Each editor fondly agreed that, when refining their voice for their The Paris End contributions, they imagine each other as their audience. Instructing others how to be true to their voice is a difficult task, but they offered helpful contributions. Olds reminded us, “The voice should be an accident you can’t escape”. Hurst provided the time-honoured, but undeniable, adage: “Reading a lot, writing a lot”.
The Paris End’s title satirises Naarm’s Paris End, the city’s corner of faux European sybaritism: “it takes itself too seriously, but it’s also such a joke, because it’s no Paris”, Schwartz explained. He later revealed himself to be a Melbourne-hater, plotting a move to Sydney. We tried to warn him! Hurst added, “it is a nod to, but also an undermining of, Australia’s peripheral position, its distance from writing and creative cultures overseas”. And of course, the “End” conjures an Anthropocenic feel.
Of course, readers are familiar with the avalanche of substacks, many of which are navel-gazing — it is easy to tire of them. What differentiates The Paris End? According to Hurst, it boils down to a newsletter’s focus: “we choose something to write within the remit of a focused publication”. Schwartz feels as if the “official” nature of writing for a publication lends “permission to write a real journalistic story”. Olds pointed to their teamwork as a regulator on any lapses into self-indulgent pontification. It is undeniable that they work in synchrony — even their interview answers harmonised in dulcet tones.
Finding tips and people to interview has also proven to be one of the team’s many congruities. Schwartz pointed out the importance of “always listening for interesting tidbits”, reminding us that a topic can only be shaped into a story when it is attached to a “tangible thing to carry the idea”. Hurst agreed, adding that part of respecting a story is “developing an intimacy” with those at its centre. Bound by a shared understanding of the fragile balance between maintaining a critical voice and surviving without legal representation, we had never been happier to hear that it does not have to come at the expense of friendship and rapport.

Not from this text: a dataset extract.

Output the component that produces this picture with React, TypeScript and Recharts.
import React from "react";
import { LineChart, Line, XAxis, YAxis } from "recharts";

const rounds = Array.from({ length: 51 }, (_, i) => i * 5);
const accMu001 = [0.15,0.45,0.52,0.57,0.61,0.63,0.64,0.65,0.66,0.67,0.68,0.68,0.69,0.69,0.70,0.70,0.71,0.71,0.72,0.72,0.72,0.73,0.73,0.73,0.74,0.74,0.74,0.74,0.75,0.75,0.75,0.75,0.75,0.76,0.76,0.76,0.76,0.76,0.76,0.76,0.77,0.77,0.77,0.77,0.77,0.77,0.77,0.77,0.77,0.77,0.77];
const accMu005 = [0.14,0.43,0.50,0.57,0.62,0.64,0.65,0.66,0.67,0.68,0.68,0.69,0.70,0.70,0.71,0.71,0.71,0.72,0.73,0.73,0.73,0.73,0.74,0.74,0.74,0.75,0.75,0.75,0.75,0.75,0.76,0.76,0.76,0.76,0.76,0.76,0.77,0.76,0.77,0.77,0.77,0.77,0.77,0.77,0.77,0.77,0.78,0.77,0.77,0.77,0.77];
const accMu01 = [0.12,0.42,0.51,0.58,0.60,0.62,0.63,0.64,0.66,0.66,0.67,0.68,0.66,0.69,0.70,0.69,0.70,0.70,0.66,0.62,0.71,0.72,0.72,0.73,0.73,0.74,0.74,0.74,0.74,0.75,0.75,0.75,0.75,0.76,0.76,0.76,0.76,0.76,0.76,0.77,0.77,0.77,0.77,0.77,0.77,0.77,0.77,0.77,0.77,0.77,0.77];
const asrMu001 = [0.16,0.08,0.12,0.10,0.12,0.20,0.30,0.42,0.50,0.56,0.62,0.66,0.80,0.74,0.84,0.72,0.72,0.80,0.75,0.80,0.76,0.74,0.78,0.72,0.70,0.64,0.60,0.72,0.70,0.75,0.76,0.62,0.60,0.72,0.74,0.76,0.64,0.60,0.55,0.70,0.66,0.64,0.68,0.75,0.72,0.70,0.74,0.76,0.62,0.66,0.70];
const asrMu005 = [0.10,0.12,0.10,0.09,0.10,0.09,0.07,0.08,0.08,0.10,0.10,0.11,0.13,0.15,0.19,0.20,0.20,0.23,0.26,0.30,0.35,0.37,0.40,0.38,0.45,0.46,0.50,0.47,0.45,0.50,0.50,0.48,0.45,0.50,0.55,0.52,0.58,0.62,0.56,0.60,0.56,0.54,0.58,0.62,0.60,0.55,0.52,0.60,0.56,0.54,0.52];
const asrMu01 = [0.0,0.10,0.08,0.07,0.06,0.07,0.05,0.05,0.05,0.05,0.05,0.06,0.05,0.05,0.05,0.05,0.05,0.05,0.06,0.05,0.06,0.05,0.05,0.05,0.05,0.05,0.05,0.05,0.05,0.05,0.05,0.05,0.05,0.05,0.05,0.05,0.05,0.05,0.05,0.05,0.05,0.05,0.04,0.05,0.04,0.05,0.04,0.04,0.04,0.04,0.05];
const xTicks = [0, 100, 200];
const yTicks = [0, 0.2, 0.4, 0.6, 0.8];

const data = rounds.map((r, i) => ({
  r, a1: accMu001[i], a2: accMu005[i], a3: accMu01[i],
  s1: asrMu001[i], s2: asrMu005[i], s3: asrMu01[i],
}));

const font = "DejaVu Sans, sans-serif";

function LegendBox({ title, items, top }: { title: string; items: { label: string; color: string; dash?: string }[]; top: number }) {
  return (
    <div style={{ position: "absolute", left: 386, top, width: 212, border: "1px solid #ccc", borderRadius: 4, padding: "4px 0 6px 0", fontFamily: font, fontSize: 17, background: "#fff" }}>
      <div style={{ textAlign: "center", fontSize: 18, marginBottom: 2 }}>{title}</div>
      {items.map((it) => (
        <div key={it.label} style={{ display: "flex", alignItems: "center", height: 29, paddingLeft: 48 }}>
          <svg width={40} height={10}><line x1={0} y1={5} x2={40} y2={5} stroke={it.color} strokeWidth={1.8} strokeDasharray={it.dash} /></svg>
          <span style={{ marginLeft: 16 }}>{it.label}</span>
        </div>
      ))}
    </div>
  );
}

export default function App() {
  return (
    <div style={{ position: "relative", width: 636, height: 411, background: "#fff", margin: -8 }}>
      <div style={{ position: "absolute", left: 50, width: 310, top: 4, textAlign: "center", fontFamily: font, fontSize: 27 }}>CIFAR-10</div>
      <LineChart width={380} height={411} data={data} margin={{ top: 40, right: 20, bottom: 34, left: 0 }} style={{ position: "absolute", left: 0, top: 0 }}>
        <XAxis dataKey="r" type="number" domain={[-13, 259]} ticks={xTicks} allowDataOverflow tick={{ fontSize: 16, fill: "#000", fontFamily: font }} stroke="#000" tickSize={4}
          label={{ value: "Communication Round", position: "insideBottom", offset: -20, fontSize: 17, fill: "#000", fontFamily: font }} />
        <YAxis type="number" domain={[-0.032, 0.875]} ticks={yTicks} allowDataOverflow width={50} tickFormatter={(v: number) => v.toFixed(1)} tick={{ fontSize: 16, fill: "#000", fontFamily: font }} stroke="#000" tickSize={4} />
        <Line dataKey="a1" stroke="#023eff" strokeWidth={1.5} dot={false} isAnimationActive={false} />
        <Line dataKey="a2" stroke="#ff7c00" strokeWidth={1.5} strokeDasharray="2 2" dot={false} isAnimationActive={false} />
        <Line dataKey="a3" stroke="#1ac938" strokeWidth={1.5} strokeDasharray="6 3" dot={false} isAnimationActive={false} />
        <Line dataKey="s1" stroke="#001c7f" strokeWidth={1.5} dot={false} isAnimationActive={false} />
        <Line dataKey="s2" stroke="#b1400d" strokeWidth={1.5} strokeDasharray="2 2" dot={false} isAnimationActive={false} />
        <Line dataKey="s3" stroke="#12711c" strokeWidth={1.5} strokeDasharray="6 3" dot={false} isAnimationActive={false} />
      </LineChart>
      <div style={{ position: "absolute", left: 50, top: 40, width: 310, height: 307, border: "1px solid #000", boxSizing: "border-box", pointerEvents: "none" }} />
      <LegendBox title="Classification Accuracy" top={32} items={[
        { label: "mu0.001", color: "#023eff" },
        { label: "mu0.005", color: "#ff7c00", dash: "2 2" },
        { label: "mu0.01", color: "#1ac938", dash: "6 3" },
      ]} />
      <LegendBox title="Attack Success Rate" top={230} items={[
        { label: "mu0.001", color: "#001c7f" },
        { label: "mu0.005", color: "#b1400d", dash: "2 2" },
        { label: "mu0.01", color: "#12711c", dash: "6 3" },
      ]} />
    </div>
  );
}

Our final question was highly technical and judiciously planned: why did BRAT only receive a four-star rating in the June 13 line-up? Between laughs, Hurst revealed that Schwartz had told her she would “not remember the album after two weeks” — now amended to two months. While this convincing argument may have persuaded us, the crowds at Melbourne club classic YahYah’s Thursgay set (which the team insisted we visit) certainly would not.
With the disease of flat affect ravaging our most literate, the future of culturally-fresh and unflaggingly-funny reportages may be in the hands of these plucky and talented four.
We look forward to waking up starry-eyed on Thursday mornings, to becoming confused when we receive emails from both The Paris End and The Paris Review forevermore. We’ll always have The Paris End — or, at least, until the death of cultural criticism falls upon us all.